→ GOAL
Retype every line from the start of the data down to and including the line with "tick_x = [80, 283, 487, 688, 887, 1087, 1293, 1490]". Skip the pictures.

→ DATASET EXTRACT
— START —

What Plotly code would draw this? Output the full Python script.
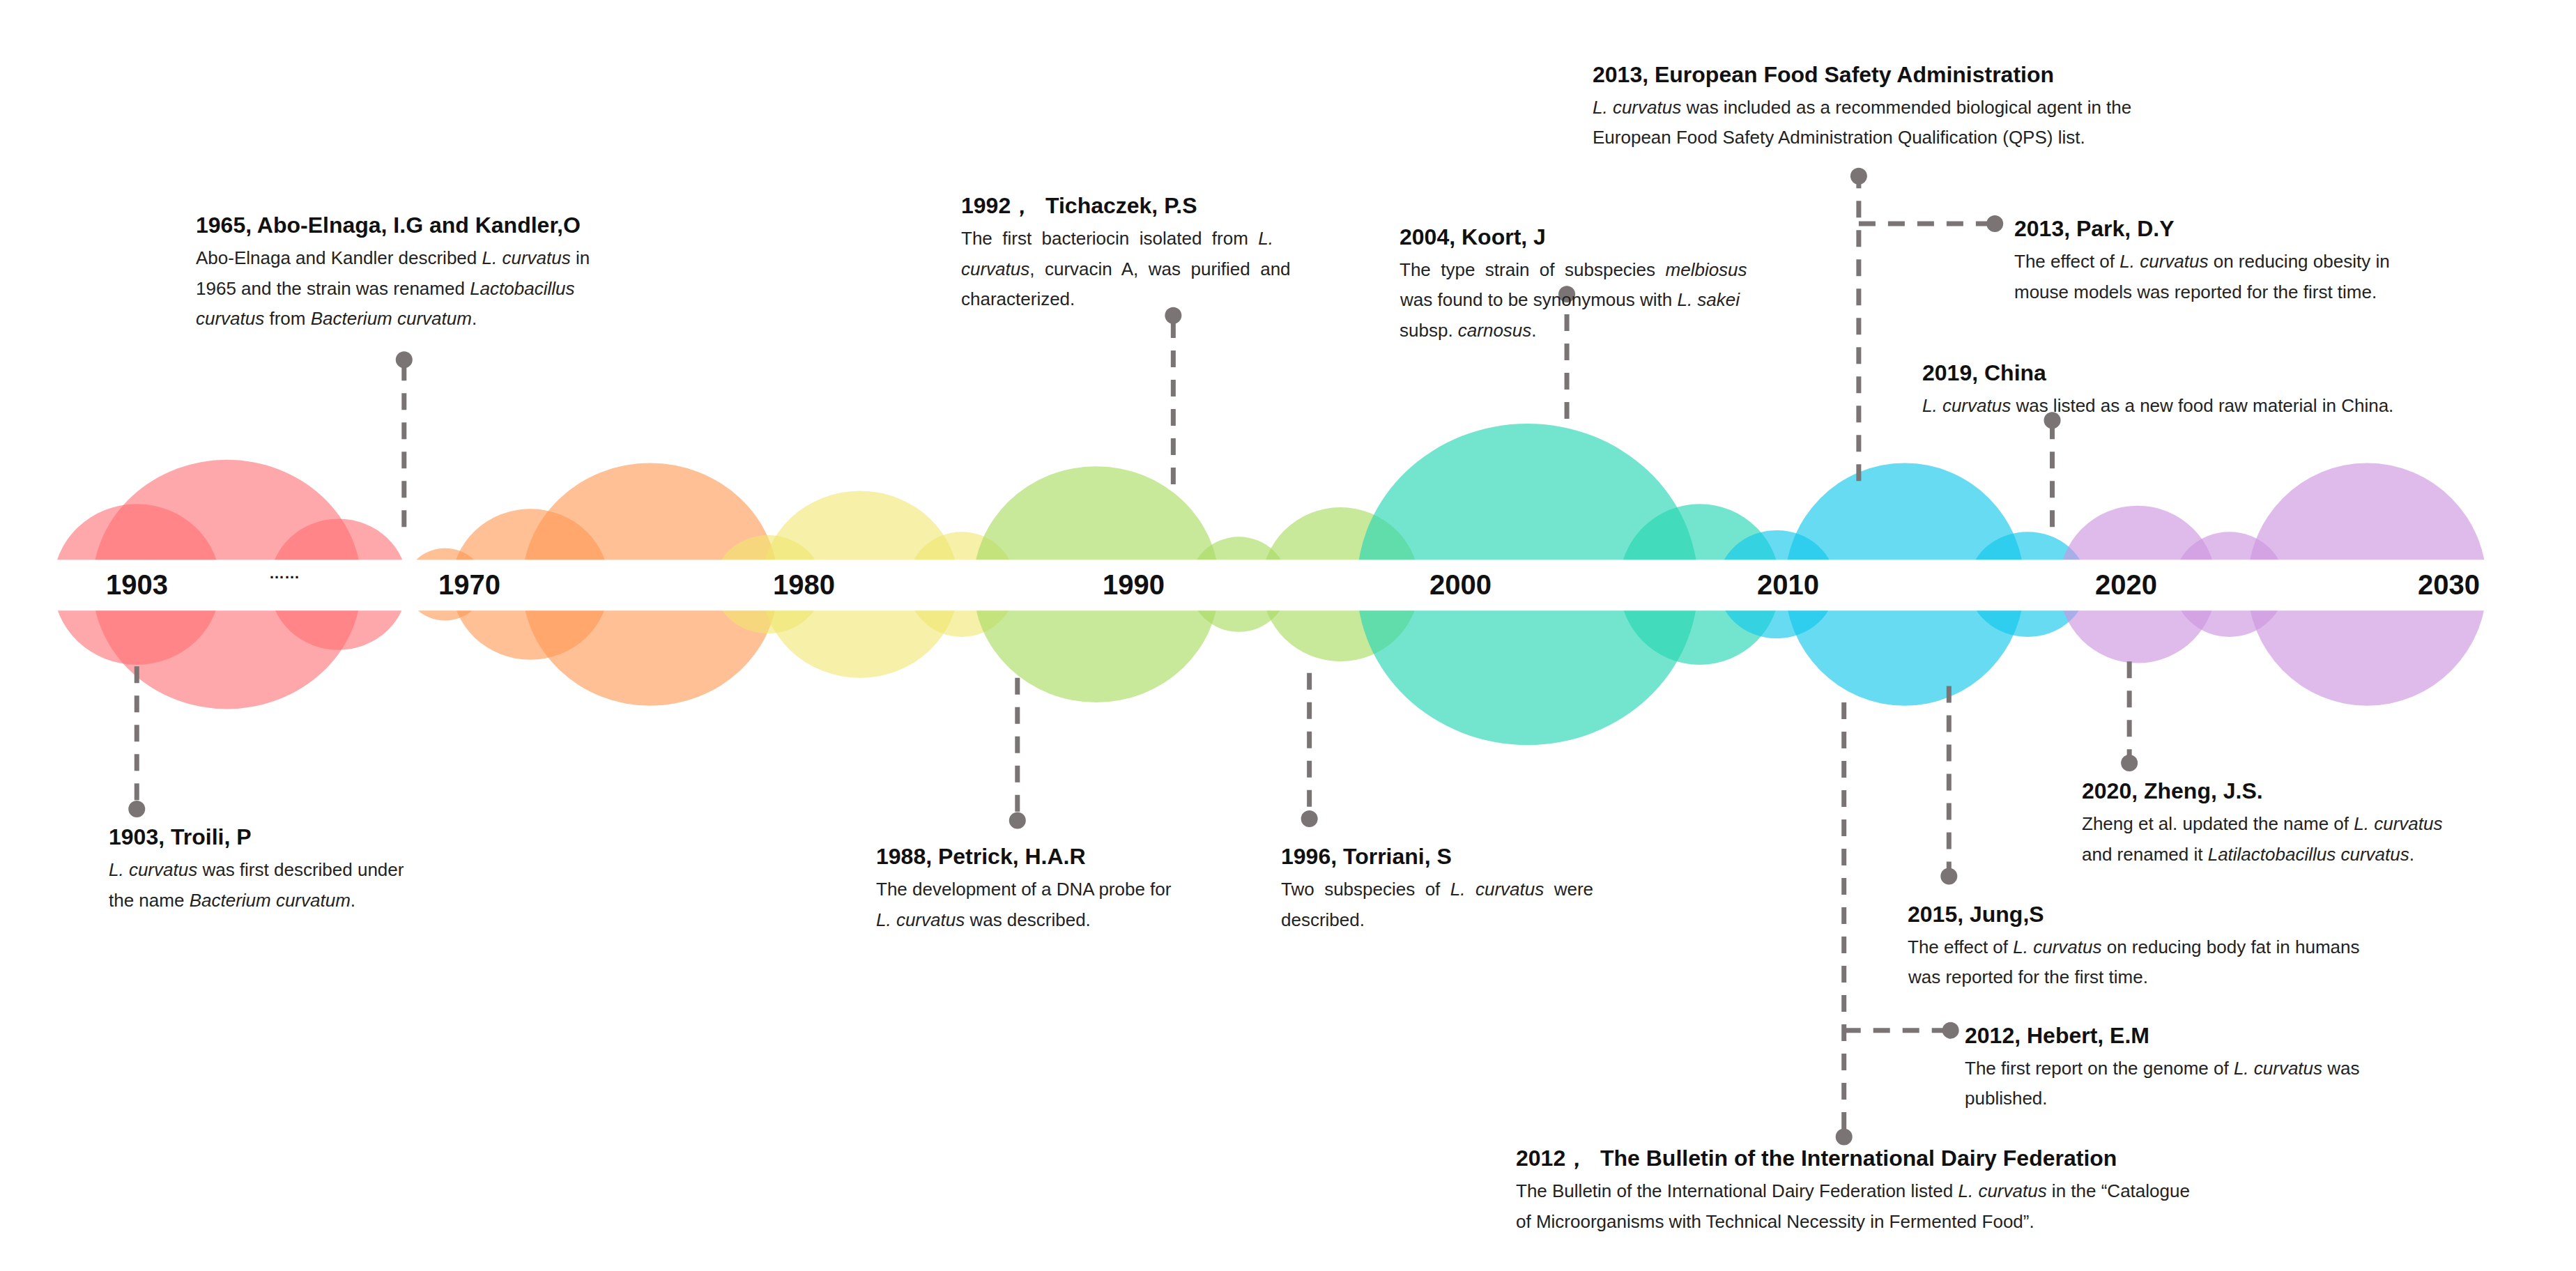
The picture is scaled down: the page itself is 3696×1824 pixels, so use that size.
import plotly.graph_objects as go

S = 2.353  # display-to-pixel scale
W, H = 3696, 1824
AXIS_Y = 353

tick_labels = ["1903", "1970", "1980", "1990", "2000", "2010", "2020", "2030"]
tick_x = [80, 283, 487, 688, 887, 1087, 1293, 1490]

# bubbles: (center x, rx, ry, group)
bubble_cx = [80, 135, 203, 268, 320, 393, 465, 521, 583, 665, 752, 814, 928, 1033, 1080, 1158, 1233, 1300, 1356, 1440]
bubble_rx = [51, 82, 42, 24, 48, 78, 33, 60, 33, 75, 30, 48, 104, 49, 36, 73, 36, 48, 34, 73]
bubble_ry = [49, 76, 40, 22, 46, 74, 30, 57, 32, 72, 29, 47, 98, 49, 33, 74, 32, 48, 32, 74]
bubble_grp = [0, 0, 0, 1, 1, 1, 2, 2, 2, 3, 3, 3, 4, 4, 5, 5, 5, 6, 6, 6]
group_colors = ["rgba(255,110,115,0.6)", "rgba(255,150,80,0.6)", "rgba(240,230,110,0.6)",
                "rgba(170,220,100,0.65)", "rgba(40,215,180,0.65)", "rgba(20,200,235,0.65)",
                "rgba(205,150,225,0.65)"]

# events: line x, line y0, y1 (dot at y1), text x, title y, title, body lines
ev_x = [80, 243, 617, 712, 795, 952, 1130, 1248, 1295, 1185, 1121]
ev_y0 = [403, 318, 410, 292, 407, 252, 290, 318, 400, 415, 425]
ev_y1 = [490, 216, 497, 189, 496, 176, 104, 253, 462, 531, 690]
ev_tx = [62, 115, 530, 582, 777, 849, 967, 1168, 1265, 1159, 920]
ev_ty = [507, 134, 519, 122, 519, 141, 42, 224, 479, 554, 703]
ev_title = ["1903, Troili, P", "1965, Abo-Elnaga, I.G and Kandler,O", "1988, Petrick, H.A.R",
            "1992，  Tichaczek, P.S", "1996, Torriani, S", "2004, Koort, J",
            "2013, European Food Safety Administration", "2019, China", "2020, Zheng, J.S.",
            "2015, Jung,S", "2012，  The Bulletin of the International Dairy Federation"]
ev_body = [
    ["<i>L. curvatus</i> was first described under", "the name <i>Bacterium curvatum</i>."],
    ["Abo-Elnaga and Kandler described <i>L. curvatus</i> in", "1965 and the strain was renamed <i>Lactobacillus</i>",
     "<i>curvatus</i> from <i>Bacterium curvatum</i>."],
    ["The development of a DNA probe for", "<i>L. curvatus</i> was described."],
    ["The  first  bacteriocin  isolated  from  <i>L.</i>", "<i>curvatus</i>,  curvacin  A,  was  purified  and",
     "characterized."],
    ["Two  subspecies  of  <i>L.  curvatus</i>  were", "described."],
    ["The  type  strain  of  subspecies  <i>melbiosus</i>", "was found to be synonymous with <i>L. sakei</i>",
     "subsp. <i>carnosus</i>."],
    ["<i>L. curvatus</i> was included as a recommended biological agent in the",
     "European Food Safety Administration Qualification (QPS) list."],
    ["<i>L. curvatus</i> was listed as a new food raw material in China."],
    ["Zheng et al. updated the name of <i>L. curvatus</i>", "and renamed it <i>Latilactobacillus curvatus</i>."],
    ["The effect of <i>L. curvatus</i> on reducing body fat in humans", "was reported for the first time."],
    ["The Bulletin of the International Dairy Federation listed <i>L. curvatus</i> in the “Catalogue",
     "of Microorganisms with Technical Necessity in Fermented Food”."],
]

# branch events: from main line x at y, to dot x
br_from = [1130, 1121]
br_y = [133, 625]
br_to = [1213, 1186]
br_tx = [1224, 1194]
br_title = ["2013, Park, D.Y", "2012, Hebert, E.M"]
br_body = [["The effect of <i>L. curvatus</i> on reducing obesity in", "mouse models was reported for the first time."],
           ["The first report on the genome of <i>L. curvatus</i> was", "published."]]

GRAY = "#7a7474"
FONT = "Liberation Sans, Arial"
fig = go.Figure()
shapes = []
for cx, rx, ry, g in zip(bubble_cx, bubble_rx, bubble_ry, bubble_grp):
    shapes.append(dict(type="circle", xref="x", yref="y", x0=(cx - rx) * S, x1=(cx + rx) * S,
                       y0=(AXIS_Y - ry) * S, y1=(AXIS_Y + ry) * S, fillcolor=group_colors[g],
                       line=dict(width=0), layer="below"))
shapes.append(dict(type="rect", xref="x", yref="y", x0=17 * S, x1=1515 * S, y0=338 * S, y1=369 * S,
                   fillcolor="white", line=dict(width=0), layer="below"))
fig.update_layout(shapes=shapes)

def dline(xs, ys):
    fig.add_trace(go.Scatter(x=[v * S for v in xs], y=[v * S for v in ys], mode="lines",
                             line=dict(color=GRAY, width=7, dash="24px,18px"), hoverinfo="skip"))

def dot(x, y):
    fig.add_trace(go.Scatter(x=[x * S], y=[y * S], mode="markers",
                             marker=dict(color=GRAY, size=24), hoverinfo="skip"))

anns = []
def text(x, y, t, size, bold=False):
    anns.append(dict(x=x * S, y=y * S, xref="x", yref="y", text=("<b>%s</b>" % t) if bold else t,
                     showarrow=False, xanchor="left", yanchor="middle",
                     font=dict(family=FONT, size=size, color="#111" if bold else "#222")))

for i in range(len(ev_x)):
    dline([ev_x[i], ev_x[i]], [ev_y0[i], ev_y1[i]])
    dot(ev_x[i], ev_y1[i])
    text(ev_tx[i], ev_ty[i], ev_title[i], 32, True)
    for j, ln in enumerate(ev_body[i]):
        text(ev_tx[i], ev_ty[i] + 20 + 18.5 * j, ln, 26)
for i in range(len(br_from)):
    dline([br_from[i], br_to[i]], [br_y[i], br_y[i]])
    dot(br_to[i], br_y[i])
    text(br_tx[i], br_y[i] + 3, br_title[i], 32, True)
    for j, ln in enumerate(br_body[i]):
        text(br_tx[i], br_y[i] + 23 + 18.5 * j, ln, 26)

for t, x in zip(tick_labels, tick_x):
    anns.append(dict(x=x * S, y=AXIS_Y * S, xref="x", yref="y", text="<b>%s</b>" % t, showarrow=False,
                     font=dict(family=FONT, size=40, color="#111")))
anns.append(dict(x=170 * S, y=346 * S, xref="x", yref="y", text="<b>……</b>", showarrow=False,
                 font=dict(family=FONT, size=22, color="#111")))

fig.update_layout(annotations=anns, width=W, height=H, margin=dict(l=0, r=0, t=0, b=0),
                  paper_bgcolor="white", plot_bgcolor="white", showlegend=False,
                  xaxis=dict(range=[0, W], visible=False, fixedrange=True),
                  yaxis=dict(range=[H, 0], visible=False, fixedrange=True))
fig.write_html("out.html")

— END —

→ PROBLEM SOLUTION
What Plotly code would draw this? Output the full Python script.
The picture is scaled down: the page itself is 3696×1824 pixels, so use that size.
import plotly.graph_objects as go

S = 2.353  # display-to-pixel scale
W, H = 3696, 1824
AXIS_Y = 353

tick_labels = ["1903", "1970", "1980", "1990", "2000", "2010", "2020", "2030"]
tick_x = [80, 283, 487, 688, 887, 1087, 1293, 1490]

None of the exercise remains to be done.